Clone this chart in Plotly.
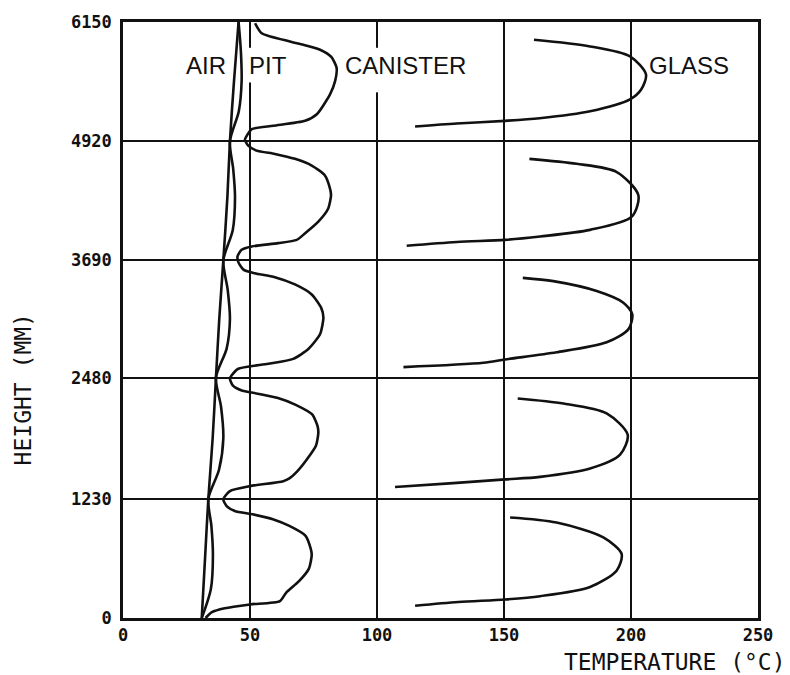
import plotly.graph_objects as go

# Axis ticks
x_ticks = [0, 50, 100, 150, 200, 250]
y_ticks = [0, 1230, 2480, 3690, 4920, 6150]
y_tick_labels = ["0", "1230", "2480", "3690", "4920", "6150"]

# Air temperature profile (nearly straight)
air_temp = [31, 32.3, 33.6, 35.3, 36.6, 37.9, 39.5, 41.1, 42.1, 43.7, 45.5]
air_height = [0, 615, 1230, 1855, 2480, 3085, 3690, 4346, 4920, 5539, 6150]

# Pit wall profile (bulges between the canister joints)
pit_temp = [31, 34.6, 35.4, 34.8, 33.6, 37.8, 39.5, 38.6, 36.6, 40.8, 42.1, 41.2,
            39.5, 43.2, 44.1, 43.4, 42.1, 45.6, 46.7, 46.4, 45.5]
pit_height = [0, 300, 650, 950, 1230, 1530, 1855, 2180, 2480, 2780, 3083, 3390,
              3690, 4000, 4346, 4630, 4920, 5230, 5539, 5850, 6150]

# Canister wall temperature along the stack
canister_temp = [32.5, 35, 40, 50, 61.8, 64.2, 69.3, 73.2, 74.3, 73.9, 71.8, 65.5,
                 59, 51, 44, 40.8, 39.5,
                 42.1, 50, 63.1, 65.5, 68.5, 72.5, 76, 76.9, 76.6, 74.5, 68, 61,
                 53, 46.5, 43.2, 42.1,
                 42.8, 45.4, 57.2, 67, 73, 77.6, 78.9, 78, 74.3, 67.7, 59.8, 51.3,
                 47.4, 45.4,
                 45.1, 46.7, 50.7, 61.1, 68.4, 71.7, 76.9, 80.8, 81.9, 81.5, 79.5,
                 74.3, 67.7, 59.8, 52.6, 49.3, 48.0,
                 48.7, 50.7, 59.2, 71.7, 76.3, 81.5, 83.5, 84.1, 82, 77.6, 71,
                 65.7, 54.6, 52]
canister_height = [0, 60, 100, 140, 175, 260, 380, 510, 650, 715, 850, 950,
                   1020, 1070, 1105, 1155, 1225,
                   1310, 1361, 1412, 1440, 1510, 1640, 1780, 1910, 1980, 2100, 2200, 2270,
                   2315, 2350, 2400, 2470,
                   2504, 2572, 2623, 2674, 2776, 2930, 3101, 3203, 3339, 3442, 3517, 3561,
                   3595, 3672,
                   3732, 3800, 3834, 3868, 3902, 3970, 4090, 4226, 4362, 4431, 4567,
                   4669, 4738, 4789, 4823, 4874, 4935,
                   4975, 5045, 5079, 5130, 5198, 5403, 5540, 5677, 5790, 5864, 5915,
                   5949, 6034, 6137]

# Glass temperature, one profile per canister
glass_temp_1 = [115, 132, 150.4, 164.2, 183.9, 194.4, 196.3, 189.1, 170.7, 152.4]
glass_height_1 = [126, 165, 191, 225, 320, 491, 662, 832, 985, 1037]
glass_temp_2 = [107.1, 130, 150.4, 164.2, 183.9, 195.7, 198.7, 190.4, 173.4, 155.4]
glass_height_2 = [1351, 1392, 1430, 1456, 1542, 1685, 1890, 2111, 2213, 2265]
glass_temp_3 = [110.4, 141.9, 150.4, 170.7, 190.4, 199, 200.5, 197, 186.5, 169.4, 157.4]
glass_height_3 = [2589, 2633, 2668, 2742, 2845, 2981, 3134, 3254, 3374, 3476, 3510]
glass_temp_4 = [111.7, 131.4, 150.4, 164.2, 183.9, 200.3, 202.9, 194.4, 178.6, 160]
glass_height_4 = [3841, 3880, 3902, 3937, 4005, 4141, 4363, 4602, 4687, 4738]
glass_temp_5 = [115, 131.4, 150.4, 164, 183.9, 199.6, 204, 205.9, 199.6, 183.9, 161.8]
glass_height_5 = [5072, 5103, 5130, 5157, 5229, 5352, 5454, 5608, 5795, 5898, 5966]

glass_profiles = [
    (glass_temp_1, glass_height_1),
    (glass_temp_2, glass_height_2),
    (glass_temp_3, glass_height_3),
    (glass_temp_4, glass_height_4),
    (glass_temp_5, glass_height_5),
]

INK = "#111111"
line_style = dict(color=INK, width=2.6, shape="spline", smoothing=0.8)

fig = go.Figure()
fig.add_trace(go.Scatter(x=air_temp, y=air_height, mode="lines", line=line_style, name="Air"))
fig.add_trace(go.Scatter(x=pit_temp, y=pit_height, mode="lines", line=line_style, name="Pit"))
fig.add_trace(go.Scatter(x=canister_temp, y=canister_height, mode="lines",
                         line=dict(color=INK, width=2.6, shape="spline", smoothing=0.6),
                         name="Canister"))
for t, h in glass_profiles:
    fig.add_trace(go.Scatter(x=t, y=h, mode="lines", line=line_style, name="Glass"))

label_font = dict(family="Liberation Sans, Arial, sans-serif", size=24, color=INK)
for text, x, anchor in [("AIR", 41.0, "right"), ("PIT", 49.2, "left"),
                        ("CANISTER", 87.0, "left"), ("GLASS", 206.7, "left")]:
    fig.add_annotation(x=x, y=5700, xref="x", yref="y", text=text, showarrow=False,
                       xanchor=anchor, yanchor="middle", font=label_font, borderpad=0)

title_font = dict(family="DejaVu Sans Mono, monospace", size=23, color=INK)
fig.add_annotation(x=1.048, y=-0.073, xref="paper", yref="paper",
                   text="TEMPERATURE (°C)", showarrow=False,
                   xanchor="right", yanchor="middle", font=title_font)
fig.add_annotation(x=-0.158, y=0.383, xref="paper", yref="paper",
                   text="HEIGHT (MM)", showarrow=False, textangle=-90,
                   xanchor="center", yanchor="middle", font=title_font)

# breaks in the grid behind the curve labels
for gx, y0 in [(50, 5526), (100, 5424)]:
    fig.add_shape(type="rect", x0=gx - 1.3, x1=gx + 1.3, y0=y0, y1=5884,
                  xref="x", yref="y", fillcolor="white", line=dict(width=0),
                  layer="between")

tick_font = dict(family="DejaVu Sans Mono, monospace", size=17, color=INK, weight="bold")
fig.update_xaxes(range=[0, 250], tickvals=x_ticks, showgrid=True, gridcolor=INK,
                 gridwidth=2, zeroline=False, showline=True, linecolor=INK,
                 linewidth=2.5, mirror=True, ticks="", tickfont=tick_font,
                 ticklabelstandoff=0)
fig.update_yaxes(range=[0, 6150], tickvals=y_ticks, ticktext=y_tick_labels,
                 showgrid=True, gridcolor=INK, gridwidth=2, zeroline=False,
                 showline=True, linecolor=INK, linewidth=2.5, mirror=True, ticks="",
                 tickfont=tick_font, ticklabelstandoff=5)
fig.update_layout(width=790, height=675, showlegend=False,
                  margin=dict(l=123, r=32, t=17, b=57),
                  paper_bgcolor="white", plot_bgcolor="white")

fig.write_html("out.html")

##########

» **Directions**:
Your task is to restate word for word the lines from the top of the data to the line containing "5949, 6034, 6137]", both ends included, with every picture left out.

» **Written solution**:
Clone this chart in Plotly.
import plotly.graph_objects as go

# Axis ticks
x_ticks = [0, 50, 100, 150, 200, 250]
y_ticks = [0, 1230, 2480, 3690, 4920, 6150]
y_tick_labels = ["0", "1230", "2480", "3690", "4920", "6150"]

# Air temperature profile (nearly straight)
air_temp = [31, 32.3, 33.6, 35.3, 36.6, 37.9, 39.5, 41.1, 42.1, 43.7, 45.5]
air_height = [0, 615, 1230, 1855, 2480, 3085, 3690, 4346, 4920, 5539, 6150]

# Pit wall profile (bulges between the canister joints)
pit_temp = [31, 34.6, 35.4, 34.8, 33.6, 37.8, 39.5, 38.6, 36.6, 40.8, 42.1, 41.2,
            39.5, 43.2, 44.1, 43.4, 42.1, 45.6, 46.7, 46.4, 45.5]
pit_height = [0, 300, 650, 950, 1230, 1530, 1855, 2180, 2480, 2780, 3083, 3390,
              3690, 4000, 4346, 4630, 4920, 5230, 5539, 5850, 6150]

# Canister wall temperature along the stack
canister_temp = [32.5, 35, 40, 50, 61.8, 64.2, 69.3, 73.2, 74.3, 73.9, 71.8, 65.5,
                 59, 51, 44, 40.8, 39.5,
                 42.1, 50, 63.1, 65.5, 68.5, 72.5, 76, 76.9, 76.6, 74.5, 68, 61,
                 53, 46.5, 43.2, 42.1,
                 42.8, 45.4, 57.2, 67, 73, 77.6, 78.9, 78, 74.3, 67.7, 59.8, 51.3,
                 47.4, 45.4,
                 45.1, 46.7, 50.7, 61.1, 68.4, 71.7, 76.9, 80.8, 81.9, 81.5, 79.5,
                 74.3, 67.7, 59.8, 52.6, 49.3, 48.0,
                 48.7, 50.7, 59.2, 71.7, 76.3, 81.5, 83.5, 84.1, 82, 77.6, 71,
                 65.7, 54.6, 52]
canister_height = [0, 60, 100, 140, 175, 260, 380, 510, 650, 715, 850, 950,
                   1020, 1070, 1105, 1155, 1225,
                   1310, 1361, 1412, 1440, 1510, 1640, 1780, 1910, 1980, 2100, 2200, 2270,
                   2315, 2350, 2400, 2470,
                   2504, 2572, 2623, 2674, 2776, 2930, 3101, 3203, 3339, 3442, 3517, 3561,
                   3595, 3672,
                   3732, 3800, 3834, 3868, 3902, 3970, 4090, 4226, 4362, 4431, 4567,
                   4669, 4738, 4789, 4823, 4874, 4935,
                   4975, 5045, 5079, 5130, 5198, 5403, 5540, 5677, 5790, 5864, 5915,
                   5949, 6034, 6137]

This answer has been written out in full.